Task data:

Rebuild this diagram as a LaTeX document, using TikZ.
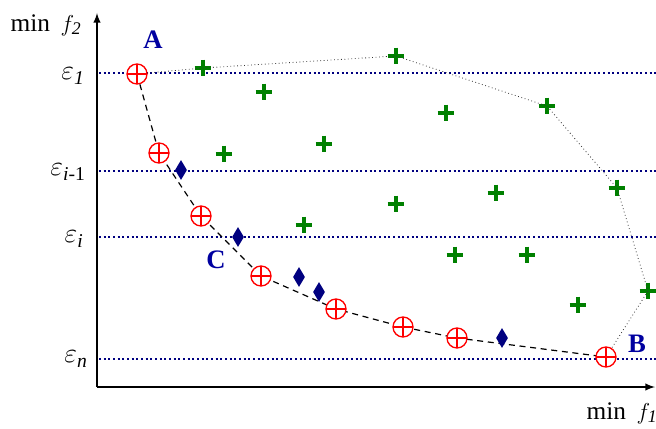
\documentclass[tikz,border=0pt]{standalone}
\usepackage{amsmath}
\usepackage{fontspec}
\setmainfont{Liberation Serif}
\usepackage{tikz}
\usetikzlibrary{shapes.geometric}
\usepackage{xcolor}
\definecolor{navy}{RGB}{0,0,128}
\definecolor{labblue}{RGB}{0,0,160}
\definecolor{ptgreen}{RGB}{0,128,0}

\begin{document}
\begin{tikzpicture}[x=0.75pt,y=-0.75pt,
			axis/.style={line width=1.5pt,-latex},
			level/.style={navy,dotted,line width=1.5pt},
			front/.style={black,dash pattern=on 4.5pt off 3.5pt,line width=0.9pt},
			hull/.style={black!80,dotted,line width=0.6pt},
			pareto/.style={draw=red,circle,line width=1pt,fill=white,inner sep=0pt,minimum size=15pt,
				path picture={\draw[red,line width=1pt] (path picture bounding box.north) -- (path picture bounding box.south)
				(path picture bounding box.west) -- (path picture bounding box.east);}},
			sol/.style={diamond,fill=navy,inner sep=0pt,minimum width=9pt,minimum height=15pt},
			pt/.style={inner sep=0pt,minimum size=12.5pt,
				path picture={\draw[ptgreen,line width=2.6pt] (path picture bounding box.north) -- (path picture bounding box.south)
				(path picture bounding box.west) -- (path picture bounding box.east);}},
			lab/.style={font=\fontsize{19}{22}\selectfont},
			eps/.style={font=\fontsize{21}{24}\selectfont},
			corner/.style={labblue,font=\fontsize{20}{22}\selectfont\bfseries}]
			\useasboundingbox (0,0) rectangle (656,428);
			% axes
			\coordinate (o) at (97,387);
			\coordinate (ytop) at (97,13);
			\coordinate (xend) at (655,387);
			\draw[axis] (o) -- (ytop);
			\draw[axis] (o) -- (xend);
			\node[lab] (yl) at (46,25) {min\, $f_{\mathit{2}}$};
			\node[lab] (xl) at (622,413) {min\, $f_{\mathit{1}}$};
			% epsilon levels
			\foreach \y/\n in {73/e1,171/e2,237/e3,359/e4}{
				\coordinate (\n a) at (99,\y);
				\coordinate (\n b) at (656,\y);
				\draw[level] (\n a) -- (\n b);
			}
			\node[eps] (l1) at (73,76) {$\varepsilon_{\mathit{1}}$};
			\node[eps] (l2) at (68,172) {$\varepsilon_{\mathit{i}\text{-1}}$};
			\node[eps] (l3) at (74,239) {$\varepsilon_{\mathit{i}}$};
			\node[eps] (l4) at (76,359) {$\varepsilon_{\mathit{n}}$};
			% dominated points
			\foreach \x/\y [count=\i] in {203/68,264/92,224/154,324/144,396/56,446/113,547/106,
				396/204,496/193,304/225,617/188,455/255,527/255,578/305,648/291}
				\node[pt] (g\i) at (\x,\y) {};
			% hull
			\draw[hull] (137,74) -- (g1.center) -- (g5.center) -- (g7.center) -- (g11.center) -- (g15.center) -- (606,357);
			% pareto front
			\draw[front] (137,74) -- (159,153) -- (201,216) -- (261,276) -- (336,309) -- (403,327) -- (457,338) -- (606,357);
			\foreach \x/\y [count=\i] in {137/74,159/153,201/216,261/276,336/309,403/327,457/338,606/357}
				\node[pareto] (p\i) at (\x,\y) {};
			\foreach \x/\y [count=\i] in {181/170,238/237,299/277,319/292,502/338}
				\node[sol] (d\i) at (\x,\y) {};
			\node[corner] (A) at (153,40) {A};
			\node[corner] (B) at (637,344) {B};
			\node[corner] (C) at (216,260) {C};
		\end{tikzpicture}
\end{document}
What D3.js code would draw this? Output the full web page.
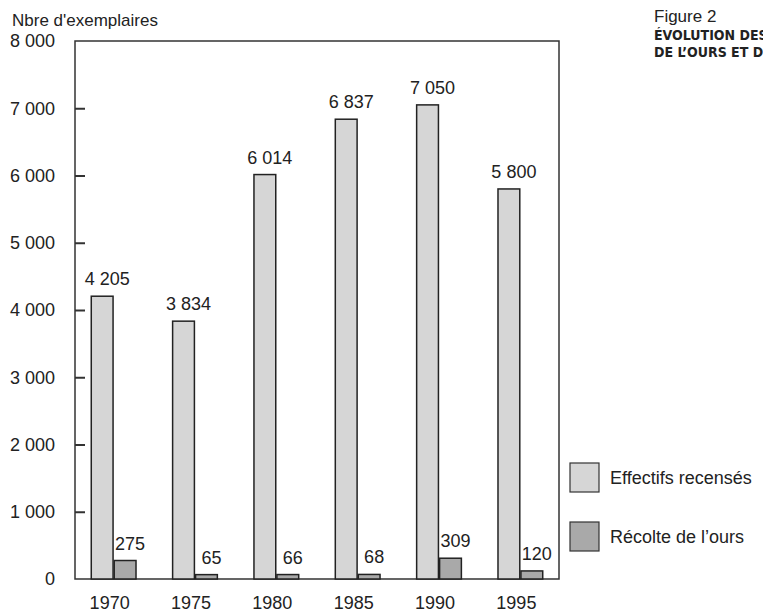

Exercise requirements: Working from the material above, transcribe it exactly while omitting pictures.

Reply:
Rebuild this diagram as a LaTeX document, using TikZ.
\documentclass[tikz,border=0pt]{standalone}
\usepackage{amsmath}
\usepackage{fontspec}
\setmainfont{Liberation Serif}
\usepackage{tikz}
\usetikzlibrary{shapes.geometric}
\usepackage{xcolor}
\definecolor{navy}{RGB}{0,0,128}
\definecolor{labblue}{RGB}{0,0,160}
\definecolor{ptgreen}{RGB}{0,128,0}

\begin{document}
\begin{tikzpicture}[x=0.75pt,y=-0.75pt,
			axis/.style={line width=1.5pt,-latex},
			level/.style={navy,dotted,line width=1.5pt},
			front/.style={black,dash pattern=on 4.5pt off 3.5pt,line width=0.9pt},
			hull/.style={black!80,dotted,line width=0.6pt},
			pareto/.style={draw=red,circle,line width=1pt,fill=white,inner sep=0pt,minimum size=15pt,
				path picture={\draw[red,line width=1pt] (path picture bounding box.north) -- (path picture bounding box.south)
				(path picture bounding box.west) -- (path picture bounding box.east);}},
			sol/.style={diamond,fill=navy,inner sep=0pt,minimum width=9pt,minimum height=15pt},
			pt/.style={inner sep=0pt,minimum size=12.5pt,
				path picture={\draw[ptgreen,line width=2.6pt] (path picture bounding box.north) -- (path picture bounding box.south)
				(path picture bounding box.west) -- (path picture bounding box.east);}},
			lab/.style={font=\fontsize{19}{22}\selectfont},
			eps/.style={font=\fontsize{21}{24}\selectfont},
			corner/.style={labblue,font=\fontsize{20}{22}\selectfont\bfseries}]
			\useasboundingbox (0,0) rectangle (656,428);
			% axes
			\coordinate (o) at (97,387);
			\coordinate (ytop) at (97,13);
			\coordinate (xend) at (655,387);
			\draw[axis] (o) -- (ytop);
			\draw[axis] (o) -- (xend);
			\node[lab] (yl) at (46,25) {min\, $f_{\mathit{2}}$};
			\node[lab] (xl) at (622,413) {min\, $f_{\mathit{1}}$};
			% epsilon levels
			\foreach \y/\n in {73/e1,171/e2,237/e3,359/e4}{
				\coordinate (\n a) at (99,\y);
				\coordinate (\n b) at (656,\y);
				\draw[level] (\n a) -- (\n b);
			}
			\node[eps] (l1) at (73,76) {$\varepsilon_{\mathit{1}}$};
			\node[eps] (l2) at (68,172) {$\varepsilon_{\mathit{i}\text{-1}}$};
			\node[eps] (l3) at (74,239) {$\varepsilon_{\mathit{i}}$};
			\node[eps] (l4) at (76,359) {$\varepsilon_{\mathit{n}}$};
			% dominated points
			\foreach \x/\y [count=\i] in {203/68,264/92,224/154,324/144,396/56,446/113,547/106,
				396/204,496/193,304/225,617/188,455/255,527/255,578/305,648/291}
				\node[pt] (g\i) at (\x,\y) {};
			% hull
			\draw[hull] (137,74) -- (g1.center) -- (g5.center) -- (g7.center) -- (g11.center) -- (g15.center) -- (606,357);
			% pareto front
			\draw[front] (137,74) -- (159,153) -- (201,216) -- (261,276) -- (336,309) -- (403,327) -- (457,338) -- (606,357);
			\foreach \x/\y [count=\i] in {137/74,159/153,201/216,261/276,336/309,403/327,457/338,606/357}
				\node[pareto] (p\i) at (\x,\y) {};
			\foreach \x/\y [count=\i] in {181/170,238/237,299/277,319/292,502/338}
				\node[sol] (d\i) at (\x,\y) {};
			\node[corner] (A) at (153,40) {A};
			\node[corner] (B) at (637,344) {B};
			\node[corner] (C) at (216,260) {C};
		\end{tikzpicture}
\end{document}
What D3.js code would draw this? Output the full web page.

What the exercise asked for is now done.